----- SOURCE EXCERPT
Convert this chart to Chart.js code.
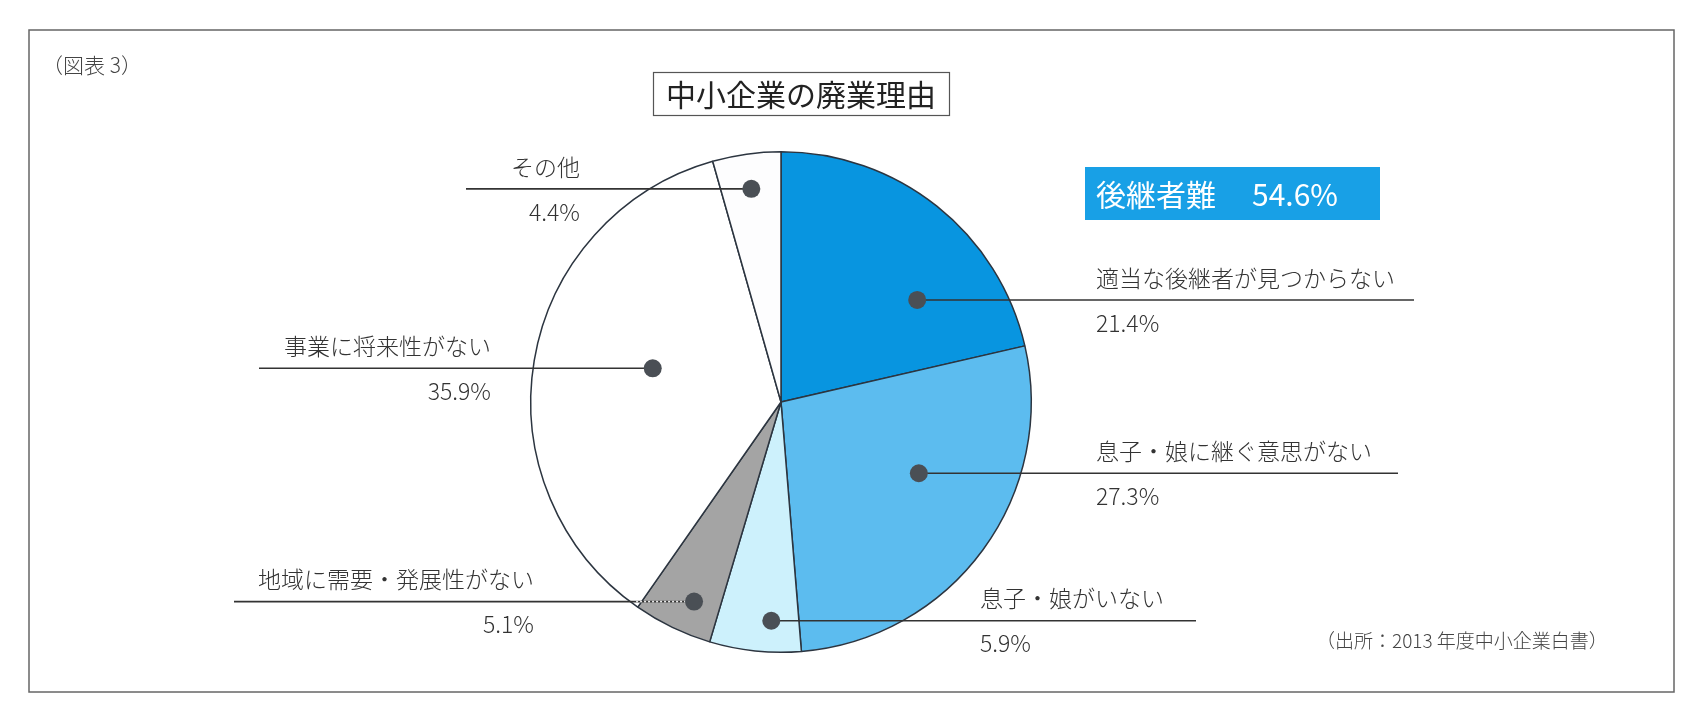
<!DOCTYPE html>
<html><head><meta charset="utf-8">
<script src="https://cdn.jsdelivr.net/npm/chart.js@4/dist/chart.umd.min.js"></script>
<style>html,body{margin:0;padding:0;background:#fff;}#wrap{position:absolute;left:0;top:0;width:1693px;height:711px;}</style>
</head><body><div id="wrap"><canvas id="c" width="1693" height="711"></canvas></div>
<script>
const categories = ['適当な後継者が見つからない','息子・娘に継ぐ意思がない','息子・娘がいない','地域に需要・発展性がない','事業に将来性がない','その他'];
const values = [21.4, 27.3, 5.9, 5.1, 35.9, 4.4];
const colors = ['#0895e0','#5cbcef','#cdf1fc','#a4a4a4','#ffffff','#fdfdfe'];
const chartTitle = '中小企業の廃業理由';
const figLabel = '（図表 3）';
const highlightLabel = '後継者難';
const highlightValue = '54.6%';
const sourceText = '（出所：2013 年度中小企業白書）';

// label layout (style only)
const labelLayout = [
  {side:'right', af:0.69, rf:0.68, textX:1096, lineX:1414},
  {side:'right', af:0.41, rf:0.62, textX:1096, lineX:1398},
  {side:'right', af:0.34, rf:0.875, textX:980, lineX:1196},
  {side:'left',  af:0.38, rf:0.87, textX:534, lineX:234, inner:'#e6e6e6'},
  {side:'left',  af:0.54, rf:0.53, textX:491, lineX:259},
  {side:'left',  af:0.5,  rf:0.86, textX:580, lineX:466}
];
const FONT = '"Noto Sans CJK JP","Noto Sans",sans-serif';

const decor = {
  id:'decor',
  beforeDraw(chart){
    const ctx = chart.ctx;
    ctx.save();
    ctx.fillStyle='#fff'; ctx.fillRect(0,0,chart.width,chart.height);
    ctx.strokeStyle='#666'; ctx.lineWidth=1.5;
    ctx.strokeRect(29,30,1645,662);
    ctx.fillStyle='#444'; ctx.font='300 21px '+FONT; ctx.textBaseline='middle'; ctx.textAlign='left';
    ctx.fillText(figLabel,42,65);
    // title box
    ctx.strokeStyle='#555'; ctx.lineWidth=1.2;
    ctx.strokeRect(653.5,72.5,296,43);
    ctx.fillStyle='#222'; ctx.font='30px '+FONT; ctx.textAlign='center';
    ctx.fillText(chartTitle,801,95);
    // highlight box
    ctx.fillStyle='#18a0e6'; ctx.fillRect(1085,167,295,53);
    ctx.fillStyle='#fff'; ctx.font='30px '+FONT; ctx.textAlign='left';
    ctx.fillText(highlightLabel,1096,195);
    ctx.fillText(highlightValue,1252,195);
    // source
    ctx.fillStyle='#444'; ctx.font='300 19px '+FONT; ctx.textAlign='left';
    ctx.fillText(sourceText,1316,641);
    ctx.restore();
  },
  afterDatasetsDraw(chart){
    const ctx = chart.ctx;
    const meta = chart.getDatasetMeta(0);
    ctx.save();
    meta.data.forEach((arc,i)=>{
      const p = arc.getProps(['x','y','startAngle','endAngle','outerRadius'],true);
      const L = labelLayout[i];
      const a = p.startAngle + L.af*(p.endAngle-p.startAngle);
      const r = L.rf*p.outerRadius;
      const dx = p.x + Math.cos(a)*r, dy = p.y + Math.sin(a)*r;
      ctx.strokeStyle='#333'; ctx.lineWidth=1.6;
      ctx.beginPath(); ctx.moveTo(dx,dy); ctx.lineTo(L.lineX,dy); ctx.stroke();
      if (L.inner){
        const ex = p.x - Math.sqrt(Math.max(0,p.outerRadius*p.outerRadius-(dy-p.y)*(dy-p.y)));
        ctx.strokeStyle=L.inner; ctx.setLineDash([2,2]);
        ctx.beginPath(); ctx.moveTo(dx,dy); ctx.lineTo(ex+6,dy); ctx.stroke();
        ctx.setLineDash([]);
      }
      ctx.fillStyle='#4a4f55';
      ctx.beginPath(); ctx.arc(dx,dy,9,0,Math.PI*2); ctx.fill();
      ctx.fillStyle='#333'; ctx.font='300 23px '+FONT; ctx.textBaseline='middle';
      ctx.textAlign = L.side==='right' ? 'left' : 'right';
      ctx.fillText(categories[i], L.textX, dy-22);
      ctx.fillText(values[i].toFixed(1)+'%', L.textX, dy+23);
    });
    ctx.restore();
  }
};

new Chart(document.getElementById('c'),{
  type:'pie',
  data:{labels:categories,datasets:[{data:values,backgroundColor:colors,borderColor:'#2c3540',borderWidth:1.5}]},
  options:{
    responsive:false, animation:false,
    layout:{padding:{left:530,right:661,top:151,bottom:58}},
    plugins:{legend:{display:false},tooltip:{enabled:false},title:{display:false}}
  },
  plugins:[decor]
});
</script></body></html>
----------
TASK TO CARRY OUT: Make an exact copy of the data, leaving its pictures out.

TASK RESULT:
Convert this chart to Chart.js code.
<!DOCTYPE html>
<html><head><meta charset="utf-8">
<script src="https://cdn.jsdelivr.net/npm/chart.js@4/dist/chart.umd.min.js"></script>
<style>html,body{margin:0;padding:0;background:#fff;}#wrap{position:absolute;left:0;top:0;width:1693px;height:711px;}</style>
</head><body><div id="wrap"><canvas id="c" width="1693" height="711"></canvas></div>
<script>
const categories = ['適当な後継者が見つからない','息子・娘に継ぐ意思がない','息子・娘がいない','地域に需要・発展性がない','事業に将来性がない','その他'];
const values = [21.4, 27.3, 5.9, 5.1, 35.9, 4.4];
const colors = ['#0895e0','#5cbcef','#cdf1fc','#a4a4a4','#ffffff','#fdfdfe'];
const chartTitle = '中小企業の廃業理由';
const figLabel = '（図表 3）';
const highlightLabel = '後継者難';
const highlightValue = '54.6%';
const sourceText = '（出所：2013 年度中小企業白書）';

// label layout (style only)
const labelLayout = [
  {side:'right', af:0.69, rf:0.68, textX:1096, lineX:1414},
  {side:'right', af:0.41, rf:0.62, textX:1096, lineX:1398},
  {side:'right', af:0.34, rf:0.875, textX:980, lineX:1196},
  {side:'left',  af:0.38, rf:0.87, textX:534, lineX:234, inner:'#e6e6e6'},
  {side:'left',  af:0.54, rf:0.53, textX:491, lineX:259},
  {side:'left',  af:0.5,  rf:0.86, textX:580, lineX:466}
];
const FONT = '"Noto Sans CJK JP","Noto Sans",sans-serif';

const decor = {
  id:'decor',
  beforeDraw(chart){
    const ctx = chart.ctx;
    ctx.save();
    ctx.fillStyle='#fff'; ctx.fillRect(0,0,chart.width,chart.height);
    ctx.strokeStyle='#666'; ctx.lineWidth=1.5;
    ctx.strokeRect(29,30,1645,662);
    ctx.fillStyle='#444'; ctx.font='300 21px '+FONT; ctx.textBaseline='middle'; ctx.textAlign='left';
    ctx.fillText(figLabel,42,65);
    // title box
    ctx.strokeStyle='#555'; ctx.lineWidth=1.2;
    ctx.strokeRect(653.5,72.5,296,43);
    ctx.fillStyle='#222'; ctx.font='30px '+FONT; ctx.textAlign='center';
    ctx.fillText(chartTitle,801,95);
    // highlight box
    ctx.fillStyle='#18a0e6'; ctx.fillRect(1085,167,295,53);
    ctx.fillStyle='#fff'; ctx.font='30px '+FONT; ctx.textAlign='left';
    ctx.fillText(highlightLabel,1096,195);
    ctx.fillText(highlightValue,1252,195);
    // source
    ctx.fillStyle='#444'; ctx.font='300 19px '+FONT; ctx.textAlign='left';
    ctx.fillText(sourceText,1316,641);
    ctx.restore();
  },
  afterDatasetsDraw(chart){
    const ctx = chart.ctx;
    const meta = chart.getDatasetMeta(0);
    ctx.save();
    meta.data.forEach((arc,i)=>{
      const p = arc.getProps(['x','y','startAngle','endAngle','outerRadius'],true);
      const L = labelLayout[i];
      const a = p.startAngle + L.af*(p.endAngle-p.startAngle);
      const r = L.rf*p.outerRadius;
      const dx = p.x + Math.cos(a)*r, dy = p.y + Math.sin(a)*r;
      ctx.strokeStyle='#333'; ctx.lineWidth=1.6;
      ctx.beginPath(); ctx.moveTo(dx,dy); ctx.lineTo(L.lineX,dy); ctx.stroke();
      if (L.inner){
        const ex = p.x - Math.sqrt(Math.max(0,p.outerRadius*p.outerRadius-(dy-p.y)*(dy-p.y)));
        ctx.strokeStyle=L.inner; ctx.setLineDash([2,2]);
        ctx.beginPath(); ctx.moveTo(dx,dy); ctx.lineTo(ex+6,dy); ctx.stroke();
        ctx.setLineDash([]);
      }
      ctx.fillStyle='#4a4f55';
      ctx.beginPath(); ctx.arc(dx,dy,9,0,Math.PI*2); ctx.fill();
      ctx.fillStyle='#333'; ctx.font='300 23px '+FONT; ctx.textBaseline='middle';
      ctx.textAlign = L.side==='right' ? 'left' : 'right';
      ctx.fillText(categories[i], L.textX, dy-22);
      ctx.fillText(values[i].toFixed(1)+'%', L.textX, dy+23);
    });
    ctx.restore();
  }
};

new Chart(document.getElementById('c'),{
  type:'pie',
  data:{labels:categories,datasets:[{data:values,backgroundColor:colors,borderColor:'#2c3540',borderWidth:1.5}]},
  options:{
    responsive:false, animation:false,
    layout:{padding:{left:530,right:661,top:151,bottom:58}},
    plugins:{legend:{display:false},tooltip:{enabled:false},title:{display:false}}
  },
  plugins:[decor]
});
</script></body></html>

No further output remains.